Georgia and Oklahoma have played each other just once, in the Rose Bowl, but that will change when the Sooners join the SEC. (AJC file)
Of course, a lot of folks think that North Carolina might feel more at home in the Big 10, and that largely Midwestern conference obviously would love to get into the South. If that’s how things end up, taking rival N.C. State away from the ACC might be a good way for the SEC to add the state of North Carolina to its footprint. Yes, the Wolfpack probably would be, at best, second tier in the SEC, but they do have a pretty strong fan base, and some of the money they’d get from their new conference could help them become more competitive.
So, if you add Clemson, FSU, North Carolina and Virginia to an SEC that already has added Texas and Oklahoma, you end up with a 20-team conference that still has a geographic identity, and also covers some of the most talent-rich areas of the country for college athletics recruiting.
Frankly, I don’t really see any programs in the Group of 5 conferences that would add anything to the SEC. However, if the conference, for some reason, feels the need to grow to more than 20 members — some in college football see the SEC getting as large as 24 teams — then Central Florida of the American Athletic Conference might be worth consideration. That’s also a situation where either Oklahoma State or West Virginia might be deemed (barely) SEC-worthy.
Or, perhaps absorbing more of the likely doomed ACC would be a better fit, in which case, Miami and Virginia Tech might be the best choices. Yes, there are some name programs out on the West Coast that likely will be looking for a new home (any home) once the Pac 12 falls apart, but they don’t have much in common with the SEC in terms of culture, and they’d blow the schools’ travel budgets to hell. Really, I think 20 members sounds like an optimum number, even for a superconference. (One argument against adding too many schools is that it splits the conference’s TV payout more ways.)
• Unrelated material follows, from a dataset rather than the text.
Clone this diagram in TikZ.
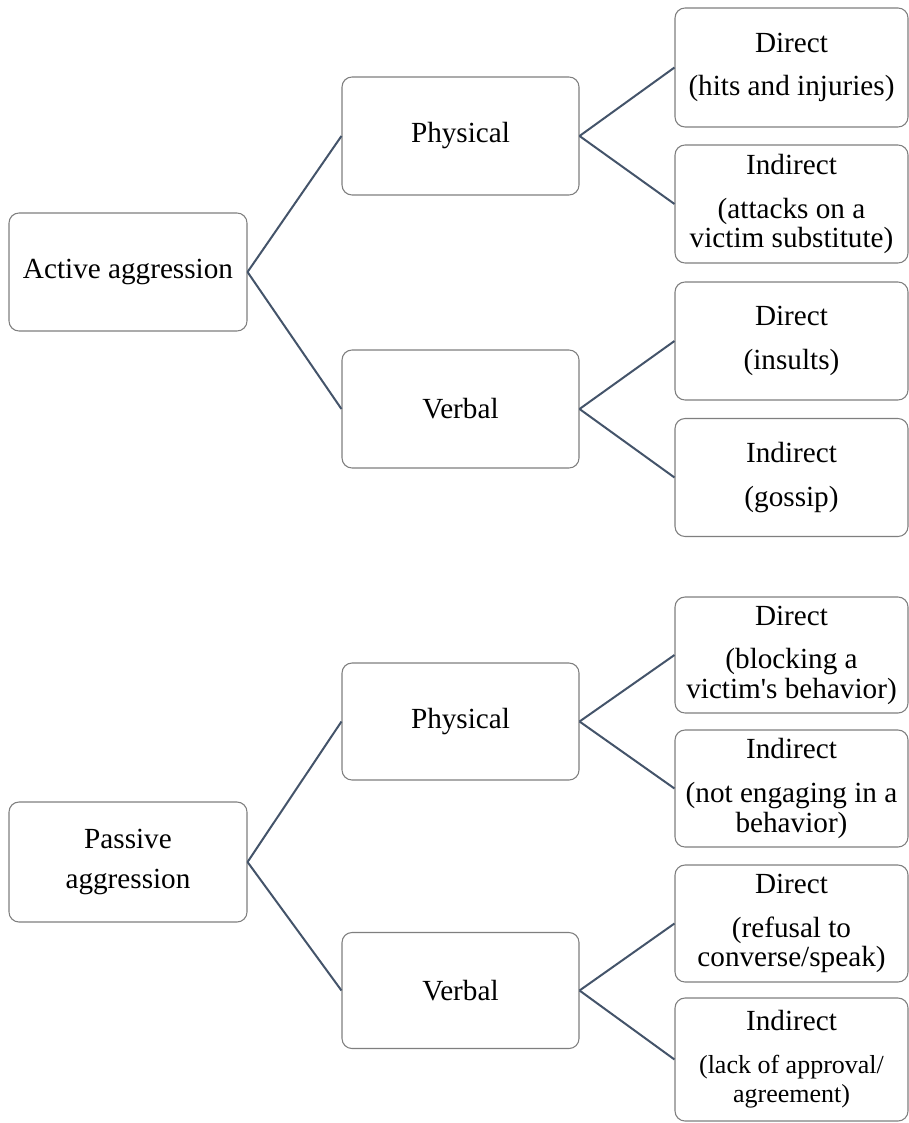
\documentclass[tikz,border=0pt]{standalone}
\usepackage{fontspec}
\setmainfont{Liberation Serif}[Ligatures=TeXOff]
\definecolor{boxgray}{HTML}{7F7F7F}
\definecolor{conncol}{HTML}{44546A}
\begin{document}
\begin{tikzpicture}[x=0.75pt,y=-0.75pt,
  box/.style={draw=boxgray, line width=0.8pt, rounded corners=7.5pt, fill=white,
    inner sep=0pt, align=center, font=\fontsize{21.9}{21.9}\selectfont},
  lbox/.style={box, minimum width=178.5pt, minimum height=88.5pt},
  mbox/.style={box, minimum width=177.75pt, minimum height=88.5pt},
  rbox/.style={box, minimum width=174.75pt, minimum height=88.5pt},
  conn/.style={draw=conncol, line width=1.5pt}]
\useasboundingbox (0,0) rectangle (909,1123);

% top half
\node[lbox] (A) at (128,272) {Active aggression};
\node[mbox] (P1) at (460.5,136) {Physical};
\node[mbox] (V1) at (460.5,409) {Verbal};
\node[rbox, minimum height=89.25pt] (D1) at (791.5,67.5) {Direct\\[11pt](hits and injuries)};
\node[rbox] (I1) at (791.5,204) {Indirect\\[11pt](attacks on a\\victim substitute)};
\node[rbox] (D2) at (791.5,341) {Direct\\[11pt](insults)};
\node[rbox] (I2) at (791.5,477.5) {Indirect\\[11pt](gossip)};

% bottom half
\node[lbox, minimum height=90pt] (B) at (128,862) {Passive\\[8pt]aggression};
\node[mbox, minimum height=87.75pt] (P2) at (460.5,721.5) {Physical};
\node[mbox, minimum height=87pt] (V2) at (460.5,990.5) {Verbal};
\node[rbox, minimum height=87pt] (D3) at (791.5,655) {Direct\\[11pt](blocking a\\victim's behavior)};
\node[rbox, minimum height=87.75pt] (I3) at (791.5,788.5) {Indirect\\[11pt](not engaging in a\\behavior)};
\node[rbox, minimum height=87.75pt] (D4) at (791.5,923.5) {Direct\\[11pt](refusal to\\converse/speak)};
\node[rbox, minimum height=92.25pt] (I4) at (791.5,1059.5) {Indirect\\[10pt]{\fontsize{19.5}{21}\selectfont(lack of approval/}\\{\fontsize{19.5}{21}\selectfont agreement)}};

% connectors
\draw[conn] (A.east) -- (P1.west);
\draw[conn] (A.east) -- (V1.west);
\draw[conn] (P1.east) -- (D1.west);
\draw[conn] (P1.east) -- (I1.west);
\draw[conn] (V1.east) -- (D2.west);
\draw[conn] (V1.east) -- (I2.west);
\draw[conn] (B.east) -- (P2.west);
\draw[conn] (B.east) -- (V2.west);
\draw[conn] (P2.east) -- (D3.west);
\draw[conn] (P2.east) -- (I3.west);
\draw[conn] (V2.east) -- (D4.west);
\draw[conn] (V2.east) -- (I4.west);
\end{tikzpicture}
\end{document}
Post-script: I’d already picked my list of likely additions to the conference when, late this past week, a swimming website reported that North Carolina, Florida State, Clemson and Virginia all are negotiating to join the SEC, and that ESPN is trying to void their TV deal with the ACC.
I have no idea how good that site’s sources are, and some other folks who cover college football have been dismissive of that report.
Still, the way things are these days in the sport, nothing is too far-fetched to be believable.
Except maybe Notre Dame joining the SEC.